This thesis focuses on the ways in which Samuel Beckett challenges representation in certain of his stage plays. Representation is principally associated in this study with three different modes: the mimetic, the reflexive (or self-mimetic), and the ontological. The ontological is considered primarily as a process which problematizes the very concept of representation.
Support for this argument is drawn from the existing body of scholarship on Beckett, and, as well, from the field of philosophy. Aristotle and Plato are cited, as are Nietzsche, Heidegger and Deleuze.

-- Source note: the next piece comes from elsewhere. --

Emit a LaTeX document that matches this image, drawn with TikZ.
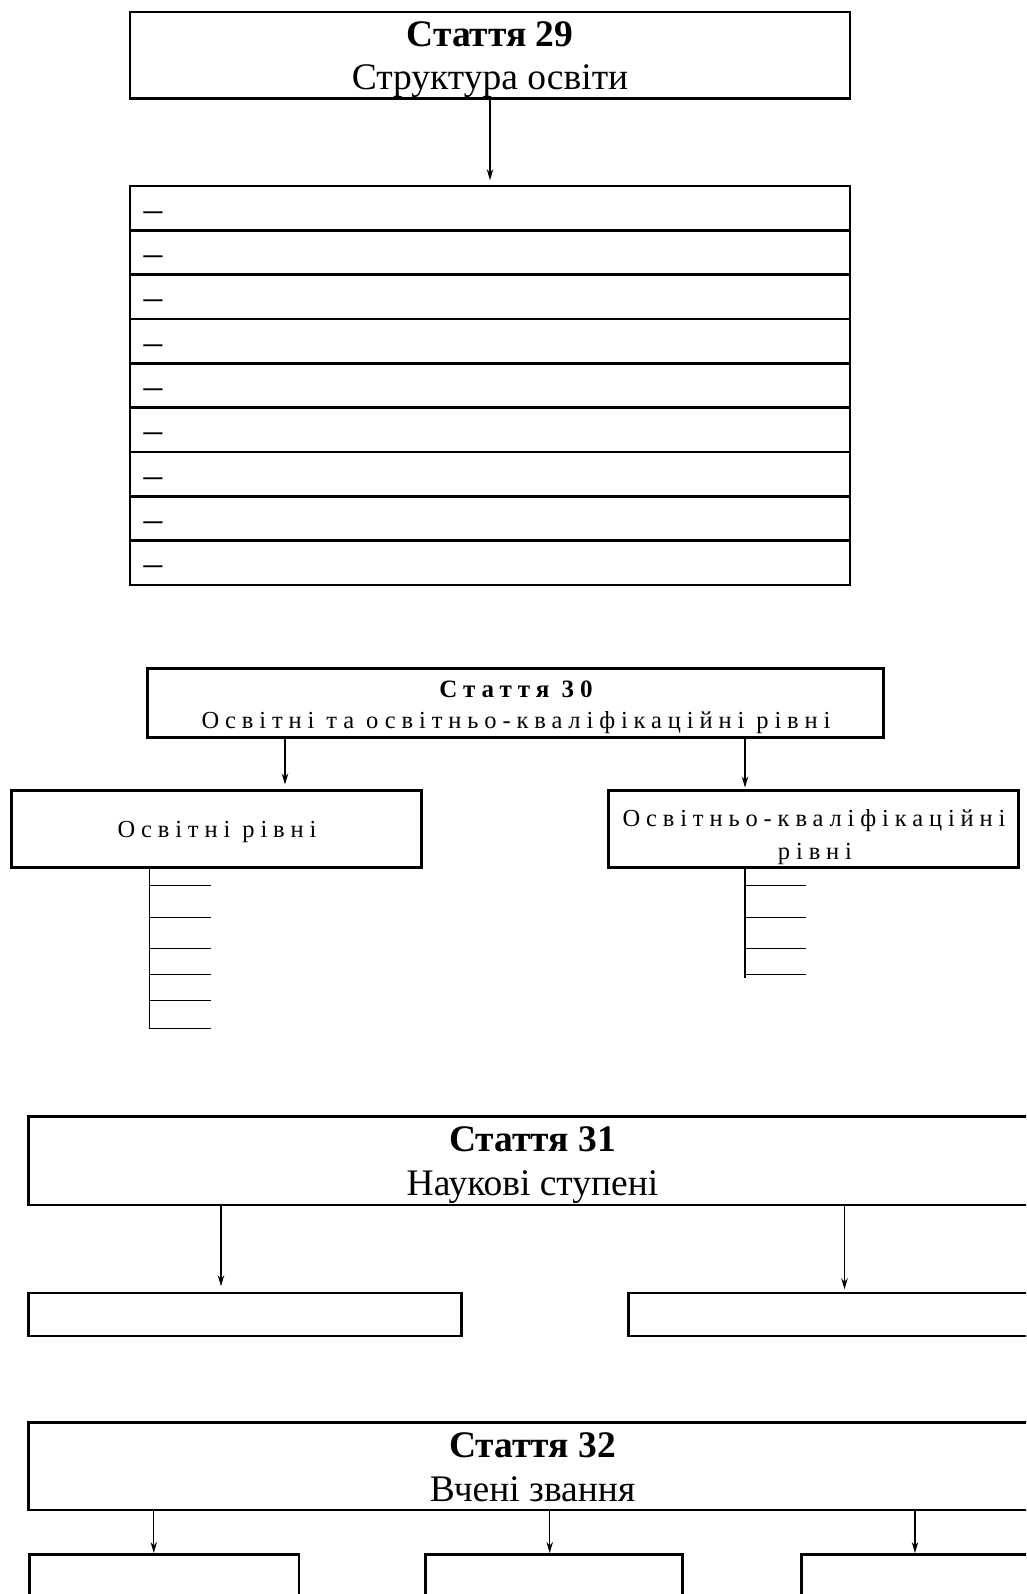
\documentclass[tikz,border=0pt]{standalone}
\usepackage{fontspec}
\setmainfont{Liberation Serif}
\newfontfamily\spacedfont[LetterSpace=24]{Liberation Serif}
\usetikzlibrary{arrows.meta,calc}

\tikzset{
  frame/.style={draw, line width=2.6pt, inner sep=0pt},
  thickframe/.style={draw, line width=3pt, inner sep=0pt},
  arr/.style={-{Stealth[length=11pt,width=6.5pt]}, line width=1.2pt},
  comb/.style={line width=1.5pt},
  head/.style={font=\fontsize{37.5}{40}\selectfont, inner sep=0pt},
  spacedhead/.style={font=\spacedfont\bfseries\fontsize{25}{28}\selectfont, inner sep=0pt},
  spacedtext/.style={font=\spacedfont\fontsize{24.5}{28}\selectfont, inner sep=0pt},
}

\begin{document}
\begin{tikzpicture}[x=1pt,y=-1pt]
\useasboundingbox (0,0) rectangle (1026,1594);
\clip (0,0) rectangle (1026,1594);
\fill[white] (0,0) rectangle (1026,1594);

% ---- Article 29: structure of education ----
\node[frame, minimum width=720pt, minimum height=86.5pt] (b29) at (490,55.25) {};
\node[head, anchor=base] (b29t) at (490,46.7) {\bfseries Стаття 29};
\node[head, anchor=base] (b29s) at (490,90) {Структура освіти};

\foreach \i in {0,...,8} {
  \node[frame, minimum width=720pt, minimum height=44.33pt] (row\i) at (490,{208.17+44.33*\i}) {};
  \node[head, anchor=base west] (dash\i) at (143.5,{221.3+44.33*\i}) {–};
}
\draw[arr, shorten >=4.5pt] (b29.south) -- (row0.north);

% ---- Article 30: educational levels ----
\node[thickframe, minimum width=736pt, minimum height=69pt] (b30) at (515,702.5) {};
\node[spacedhead, anchor=base] (b30t) at (516,697) {Стаття 30};
\node[spacedtext, anchor=base] (b30s) at (516,728) {Освітні та освітньо-кваліфікаційні рівні};

\node[thickframe, minimum width=410pt, minimum height=77pt] (lv1) at (216,828.5) {};
\node[spacedtext, anchor=base] (lv1t) at (217,837) {Освітні рівні};
\node[thickframe, minimum width=410pt, minimum height=77pt] (lv2) at (813,828.5) {};
\node[spacedtext, anchor=base] (lv2t) at (814,826.7) {Освітньо-кваліфікаційні};
\node[spacedtext, anchor=base] (lv2u) at (815,859.5) {рівні};

\coordinate (a30l) at (285,0);
\coordinate (a30r) at (745,0);
\draw[arr, shorten >=4pt] (b30.south -| a30l) -- (lv1.north -| a30l);
\draw[arr, shorten >=1pt] (b30.south -| a30r) -- (lv2.north -| a30r);

% level combs
\coordinate (cl) at (149.3,1028.5);
\draw[comb] (lv1.south -| cl) -- (cl);
\foreach \y in {885.7,917.3,948.3,974.3,1000.7,1028.3}
  \draw[comb] (149.3,\y) -- (210.7,\y);
\coordinate (cr) at (744.8,977.7);
\draw[comb] (lv2.south -| cr) -- (cr);
\foreach \y in {885.7,917.3,948.3,974.3}
  \draw[comb] (744.8,\y) -- (806.3,\y);

% ---- Article 31: scientific degrees ----
\node[frame, minimum width=1008pt, minimum height=88.3pt] (b31) at (532.5,1160.85) {};
\node[head, anchor=base] (b31t) at (532.5,1151.5) {\bfseries Стаття 31};
\node[head, anchor=base] (b31s) at (532.5,1195) {Наукові ступені};

\node[frame, minimum width=433pt, minimum height=43pt] (s1) at (245,1314.5) {};
\node[frame, minimum width=433pt, minimum height=43pt] (s2) at (844.7,1314.5) {};
\coordinate (a31l) at (221,0);
\coordinate (a31r) at (844.5,0);
\draw[arr, shorten >=5.5pt] (b31.south -| a31l) -- (s1.north -| a31l);
\draw[arr, shorten >=2.5pt] (b31.south -| a31r) -- (s2.north -| a31r);

% ---- Article 32: academic titles ----
\node[frame, minimum width=1008pt, minimum height=87.4pt] (b32) at (532.5,1466.4) {};
\node[head, anchor=base] (b32t) at (532.5,1457.4) {\bfseries Стаття 32};
\node[head, anchor=base] (b32s) at (532.5,1501) {Вчені звання};

\node[frame, minimum width=269.5pt, minimum height=85.7pt] (z1) at (164.25,1597.15) {};
\node[frame, minimum width=257.2pt, minimum height=85.7pt] (z2) at (554,1597.15) {};
\node[frame, minimum width=258.3pt, minimum height=85.7pt] (z3) at (930.85,1597.15) {};
\coordinate (a32a) at (153.8,0);
\coordinate (a32b) at (549.7,0);
\coordinate (a32c) at (915,0);
\draw[arr] (b32.south -| a32a) -- (z1.north -| a32a);
\draw[arr] (b32.south -| a32b) -- (z2.north -| a32b);
\draw[arr] (b32.south -| a32c) -- (z3.north -| a32c);
\end{tikzpicture}
\end{document}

The first chapter evaluates 'Waiting for Godot' as a direct challenge to traditional, Aristotelian mimesis. The aesthetic "canters" in which Vladimir and Estragon indulge themselves are analysed as reflexive games designed to avoid the ontological condition of "nothingness," which provides a foundation for the play. Chapter Two studies 'Endgame ' as an intensification of the representational challenges initiated in 'Waiting for Godot'. Hamm and Clov are identified as Vladimir and Estragon at a much later time, playing out the ritual of waiting as a last rite. In Chapter Three 'Krapp's Last Tape' is discussed as representing Beckett's most mimetic stage play, the one in which Beckett most closely maintains a stable relationship between the stage world and the external world. 'Play', the subject of the fourth chapter, is analyzed as a breakthrough play, decisively embracing the ontological mode of presentation. In this play Beckett attacks mimesis at the most foundational level to date. Chapter Five discusses both 'Not I' and 'Rockaby' as representing a final investment in the ontological process, leaving behind them all vestiges of representation. The Conclusion evaluates the evolution of this process, and applies the broad applications of the argument to other genres and mediums.